TGRTWEEP7DNC
Our garden was not a huge success this year. I wouldn’t quite go so far to say it was a failure, but it was definitely very far from being successful. We have a little garden plot tucked back in a corner of our yard, and I know it’s a little too shady back there. It was dug in early spring a few years ago, when the leaves were off the trees and we didn’t quite realize how much shade it would get. However, I thought that with all the intense sunny heat this summer, we’d still get a bounty of fresh produce. I was wrong. The lettuce did well, but the pea plants shriveled without producing much of anything. The tomato plants have grown like gangbusters, but most of the tomatoes have remained green and unripe. The ones that do ripen are almost invariably split up the middle, from the extremes of hot and dry to cool and wet.
All of the other things I planted (radishes, carrots and cucumbers) didn’t flourish at all. The little cuke seedlings got munched by some bugs the minute they popped above ground. The carrots seemed to just disappear into thin air (or thin soil?) so I suspect that they got eaten by some critter as well. The tops of the radishes grew, but the root was just a thin little red bit, not a nice round spicy radish. So I am declaring defeat, to a degree. Next year, I am sticking with lettuce and tomatoes. If we get ambitious, we may move the plot out from under the trees, but I am still going to save myself some heartache, and grow only lettuce and tomatoes.
One thing I haven’t even attempted, and don’t plan to now that I am going minimalist on the garden, is zucchini. From all accounts, squash takes up a fair bit of room in a garden, and judging by the various blog posts on the subject, it all seems to ripen at once and you end up with a glut of zucchini. Very well, then. I will do my part and continue to buy my zucchini from the farmer’s market, if only to help them with their glut of large green squash!
I wanted this bread to be really moist and chocolatey, so I added chocolate chips (my own homemade ones), as well as cocoa powder. I also wanted to play around more with various gluten free flours, so I used a combination of almond flour, buckwheat flour and flax meal. I drained the zucchini beforehand, so that it wouldn’t add too much moisture and keep the bread from baking properly.

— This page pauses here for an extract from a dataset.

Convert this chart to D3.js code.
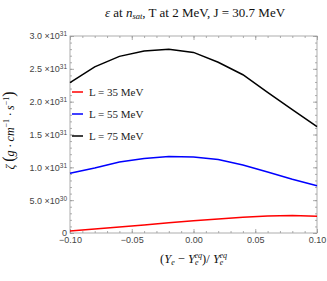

The Results: I will be honest and say that although this bread is quite good, it isn’t perfect. The texture is exactly what I wanted it to be, rich and dense and studded with melty, gooey chocolate. It’s almost like a moist, fudgey brownie, which is never a bad thing. But I felt that the buckwheat was out of place here. Although I loved the combination of buckwheat and dark chocolate in my cookies, I think it muddied the flavour of the cocoa in this bread. Next time I’d forego the buckwheat in favour of more almond flour and flax meal, and in fact that is how I am going to write up the recipe. This would also reduce the carbs, in case you’re counting.
The buckwheat might be great in a traditional zucchini bread that wasn’t chocolate. I have a sense that it would play off the spices like cinnamon and allspice very well. Hmmm, I might have to try that sometime!
Double Chocolate Zucchini Bread
2 1/2 cups shredded zucchini
1 1/2 cup almond meal
1/2 cup flax seed meal
1/2 cup cocoa
2 tbsp granulated erythritol
1 tsp baking powder
1 tsp baking soda
1 tsp salt
1/2 tsp xanthan gum
1/2 cup butter, melted
3 eggs, lightly beaten
2 tbsp almond milk
1 tsp vanilla
24 drops stevia extract
3/4 cups chocolate chips (sugar free or high % cacao, or your own homemade!)
Lightly salt the zucchini and let it drain in a sieve for at least an hour. Place in a tea towel and squeeze to remove as much moisture as possible. Set aside.
Preheat oven to 350F and line the bottom and long sides of a 9×5 inch loaf pan with parchment paper. Grease paper and sides of pan.
In a large bowl, whisk together all dry ingredients – almond meal, flax meal, cocoa powder, erythritol, baking powder, baking soda, salt and xanthan gum.
In a smaller bowl, whisk together butter, eggs, almond milk, vanilla and stevia. Add to dry ingredients and stir vigorously until completely combined.
Stir in chocolate chips. Pour batter into prepared pan and smooth top. Bake for 45-55 minutes, until top is set and a tester inserted in the middle comes out clean. Cool in pan for 10 minutes and then turn out onto wire rack and cool completely.
Serves 16. 7g of total carbs per serving, 2.9g of fiber. 3.5g of carbs if you subtract erythritol.